The characteristics of services, and the emphasis on performance and experience of that
performance, pose questions and challenges for marketers, for instance:
- How can service providers ensure the quality of their provision is managed when the
offering is largely intangible and variable (i.e. difficult to standardise)?
- How can service providers ensure that services are delivered successfully with consistent
, quality when service employees and customers are often inseparable and affect the service
outcome?
This has led to some commentators (Zeithaml et al., 2013) to suggest that service providers
need to consider:
- the people (i.e. who of those who enable the service to be performed – these can be
employees, but may also include customers)
- processes (i.e. how the service is delivered)
- physical evidence elements of the service provision (i.e. the surroundings in which the
service is performed)
The variability of services poses specific problems for managing customer expectations.

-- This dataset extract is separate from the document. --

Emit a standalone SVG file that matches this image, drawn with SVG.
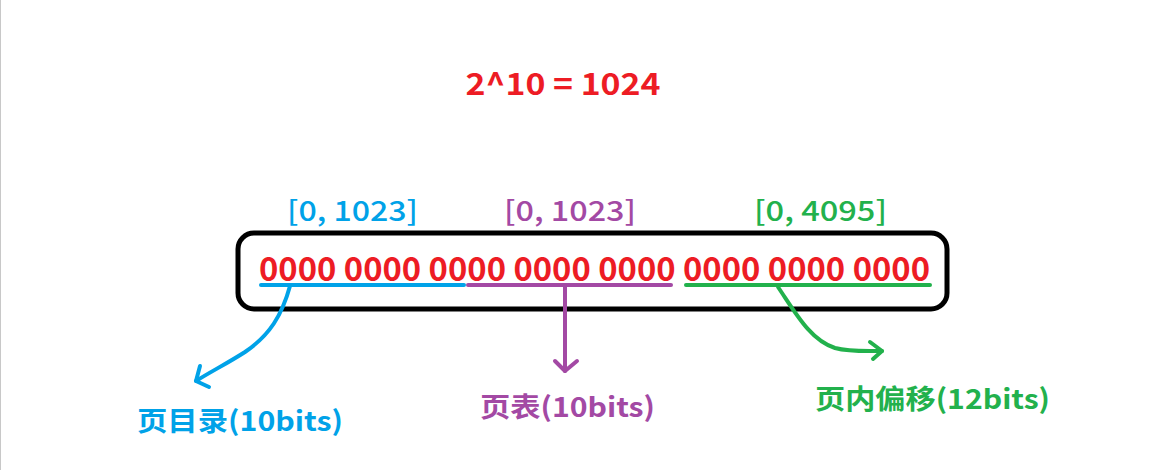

The
development of branding often plays a key role in this process (Brodie, 2009). Here,
marketing communications play a critical role in creating realistic expectations as well as
reinforcing the experience once the service has been delivered. A service firm needs to be
aware of the promises it makes in its external communications to avoid creating a gap
between customer expectations and the service that can be delivered. Making exaggerated
promises in advertising or personal selling and a lack of coordination between operations
and marketing may lead to broken promises.
Given the importance of communications, the messages that are delivered about a service
will tend to concentrate on the dimensions of quality associated with a service
(Parasuraman et al., 1988), these are:
- Reliability – the service providers’ ability to perform the promised service accurately and
dependably.
- Assurance – the knowledge and courtesy of employees and their ability to inspire trust and
confidence.
- Tangibles – physical facilities, equipment and appearance of personnel.
- Empathy – the caring and individualised attention paid to customers.
- Responsiveness – the service organisations’ willingness to help customers and provide
prompt service.
With the rise in social media, an organisation’s ability to communicate these qualities needs
to incorporate the role the customer can play in the presentation of the service to other
prospective users.
Business-to-Business Marketing
All organisations buy and sell goods and/or services in order to create their own offerings.
Having added value in this way, firms then sell these products to other businesses, which
use them to create other products or perhaps to resell to consumers as finished goods.